A Small Act of God
- Linda Coates

- Oct 15, 2020
- 2 min read

October 16
I went to the doctors today. My finger still really hurts. I didn't sleep very well last night, and I woke up with it hurting. I don't think the pain is from the fracture. I think the pain is from nerve damage. And I'm a little afraid I might have done something to make things worse. I know I have not slowed down as much as I should have. I've tried not to use my left hand but it's hard. Two days ago I went out and got a sling simply to help me not use it. So, when I was sitting in the doctor's office waiting for another x-ray, I was starting to cry a bit. I should be taking the splint off, and now I'm getting another x-ray, and I'm afraid, so I pray.

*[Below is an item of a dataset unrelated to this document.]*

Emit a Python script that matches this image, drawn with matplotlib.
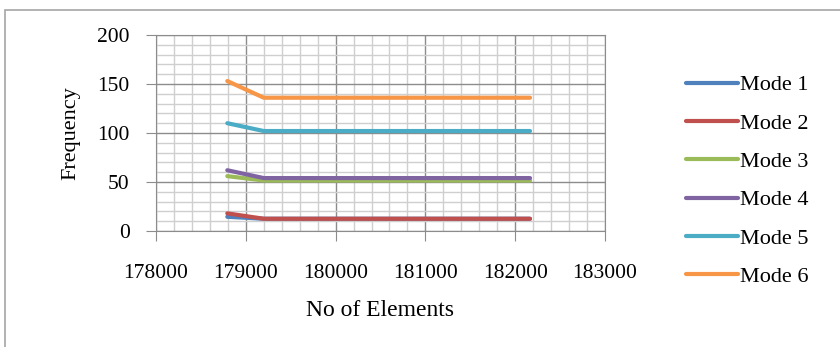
import matplotlib
matplotlib.use("Agg")
import matplotlib.pyplot as plt
from matplotlib.patches import Rectangle
from matplotlib.ticker import MultipleLocator

elements = [178794, 179200, 182165]
mode1 = [14.5, 12.5, 12.5]
mode2 = [18, 12.5, 12.5]
mode3 = [56, 51.5, 51.5]
mode4 = [62, 54, 54]
mode5 = [110, 102, 102]
mode6 = [153, 136, 136]
labels = ["Mode 1", "Mode 2", "Mode 3", "Mode 4", "Mode 5", "Mode 6"]
colors = ["#4F81BD", "#C0504D", "#9BBB59", "#8064A2", "#4BACC6", "#F79646"]

plt.rcParams['font.family'] = ['Liberation Serif', 'DejaVu Serif']

fig = plt.figure(figsize=(8.4, 3.47), dpi=100)
ax = fig.add_axes([156/840, 1-231/347, (605-156)/840, (231-35)/347])

for ys, lab, c in zip([mode1, mode2, mode3, mode4, mode5, mode6], labels, colors):
    ax.plot(elements, ys, color=c, lw=3, label=lab, solid_capstyle='round', zorder=3)

ax.set_xlim(178000, 183000)
ax.set_ylim(0, 200)
ax.xaxis.set_major_locator(MultipleLocator(1000))
ax.xaxis.set_minor_locator(MultipleLocator(200))
ax.yaxis.set_major_locator(MultipleLocator(50))
ax.yaxis.set_minor_locator(MultipleLocator(10))
ax.grid(which='major', color='#8c8c8c', lw=1.0, zorder=1)
ax.grid(which='minor', color='#cfcfcf', lw=1.0, zorder=0)
for s in ax.spines.values():
    s.set_color('#8c8c8c')
ax.tick_params(which='major', length=7, color='#8c8c8c', labelsize=15.5, pad=12)
ax.tick_params(axis='x', which='major', pad=17)
ax.tick_params(which='minor', length=0)

ax.set_xlabel("No of Elements", fontsize=17, labelpad=12)
ax.set_ylabel("Frequency", fontsize=16, labelpad=12)

leg = ax.legend(loc='center left', bbox_to_anchor=(686/840, 1-181/347),
                bbox_transform=fig.transFigure, frameon=False, fontsize=16,
                handlelength=2.35, handletextpad=0.1, labelspacing=0.8,
                borderpad=0, borderaxespad=0)

fig.patches.append(Rectangle((5/840, -0.1), 1.2, 1.1 - 10/347, transform=fig.transFigure,
                             fill=False, edgecolor='#a6a6a6', lw=1.2, figure=fig))

fig.savefig("out.png", dpi=100)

I just pray that I haven't done permanent damage, or that I haven't done something that will cause me to need surgery. I'm simply praying for Grace and Mercy. So, we do the X-ray and I head back to speak to the doctor. She said the good news is, it doesn't look any worse. Unfortunately, it doesn't look like it's healed at all. I have to stop using my left hand so it can heal. I am so grateful that God protected me. The finger that's been fractured, has been knocked a few times, banged into a few times, and God has protected it from getting any worse. She told me the nerve damage that I have is from the fracture, and it will take much longer to heal than the fracture itself. But usually, it does, and I'm going to trust that God will be faithful in that too. She also gave me medicine that will help deaden the nerve pain. Now, maybe I can sleep. It may not seem like a small act of God to anybody else, but I know God protected me and my finger. And I am so grateful to Him. So now, I'm going to do exactly what I told Him I would as I was waiting for the X-ray. I am not using my left hand at all. I'm going to be kind to it, and patient until it heals. Thank you, God, for small mercies. And in this case, it may be a small fracture, but it is a very large Mercy.